Por fim, a especialista questionou se o Brasil é mesmo receptivo com o estrangeiro, como a própria imagem do país busca disseminar.
“O Brasil, até se fala, está de braços abertos para imigração. Mas eles necessitam de políticas públicas. Os haitianos se tornaram emblemáticos do que está acontecendo: chegam, não tem moradia, não tem nada. Esse caso mostra, e não são só haitianos que vêm do Acre para São Paulo ou para o Sul, vários senegaleses também vêm. A única exceção aqui em São Paulo é a criação de uma Coordenação de Políticas de Imigrantes”, afirmou, criticando a falta de outras políticas de Estado.

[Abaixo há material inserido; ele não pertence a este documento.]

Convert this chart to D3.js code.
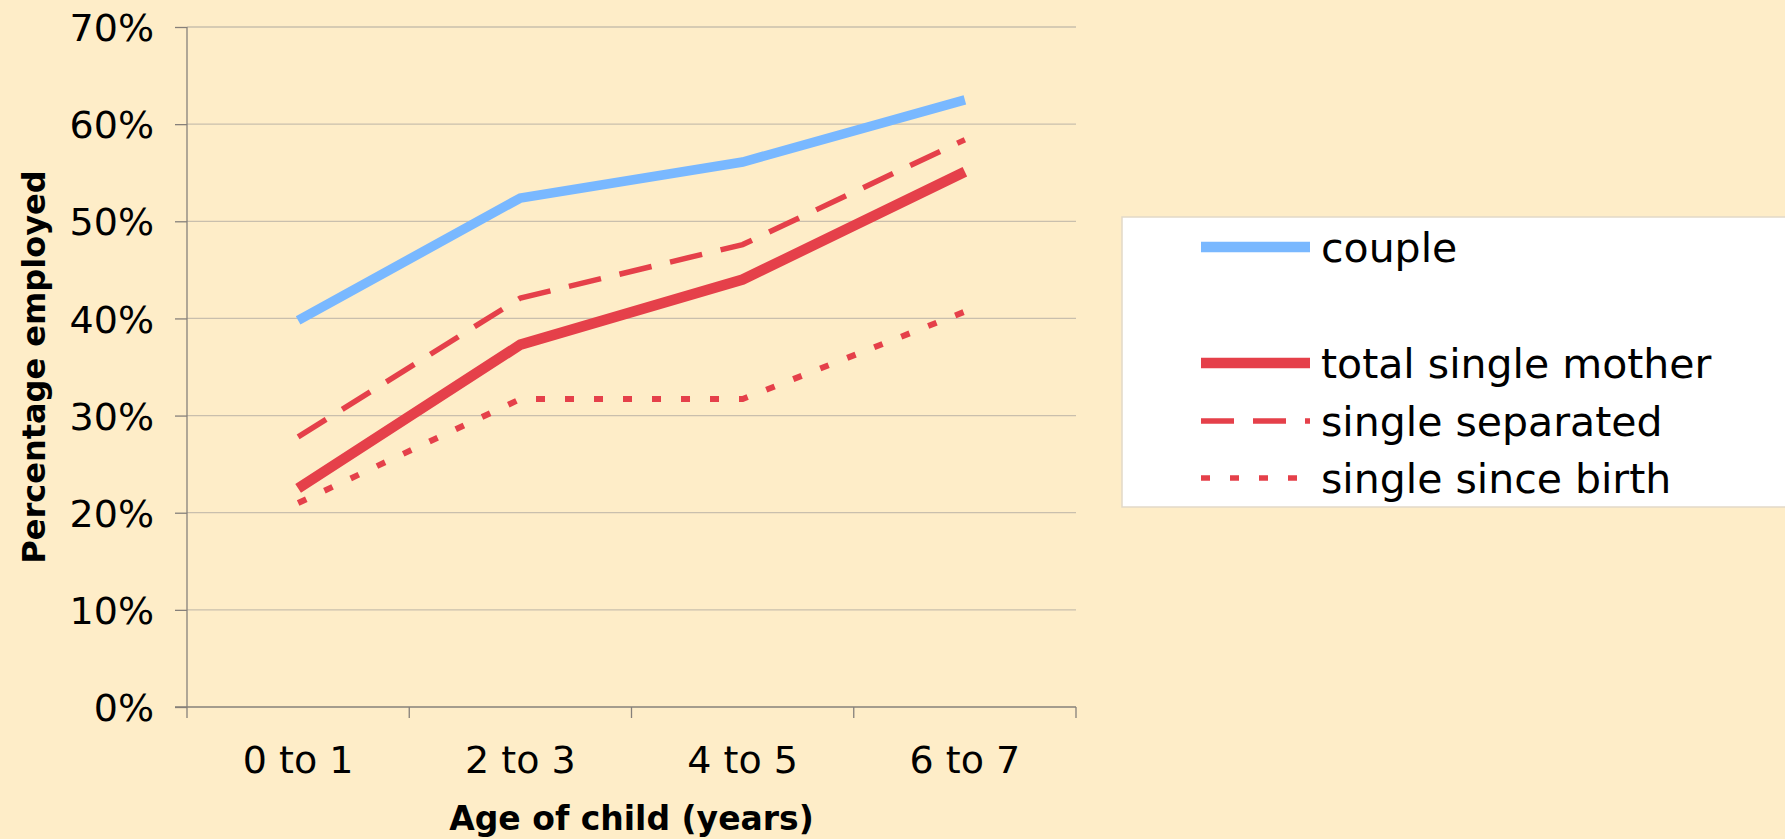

Nesse hiato de iniciativas estatais, a pesquisadora relembrou a importância de associações, entidades religiosas e mesmo grupos de estrangeiros que vem cumprindo o papel de suprir o vazio das medidas públicas. “Quem acolhe imigrantes até agora, e isso desde o passado, são as igrejas, além das católicas, as igrejas evangélicas, as muçulmanas com a chegada dos sírios, ou redes sociais que se formam entre os próprios imigrantes e refugiados. Porque não existe política pública, e agora que se está começando”.
É nesse sentido que Feldman analisa a necessidade de debater o tema do refúgio, da imigração e do deslocamento de pessoas. Assim como objetos de pesquisas acadêmicas, de necessárias políticas de enfrentamento ao preconceito, à xenofobia e às resistências culturais, a pesquisadora enfatiza que os imigrantes não são passivos, mas “protagonistas ativos das suas lutas”.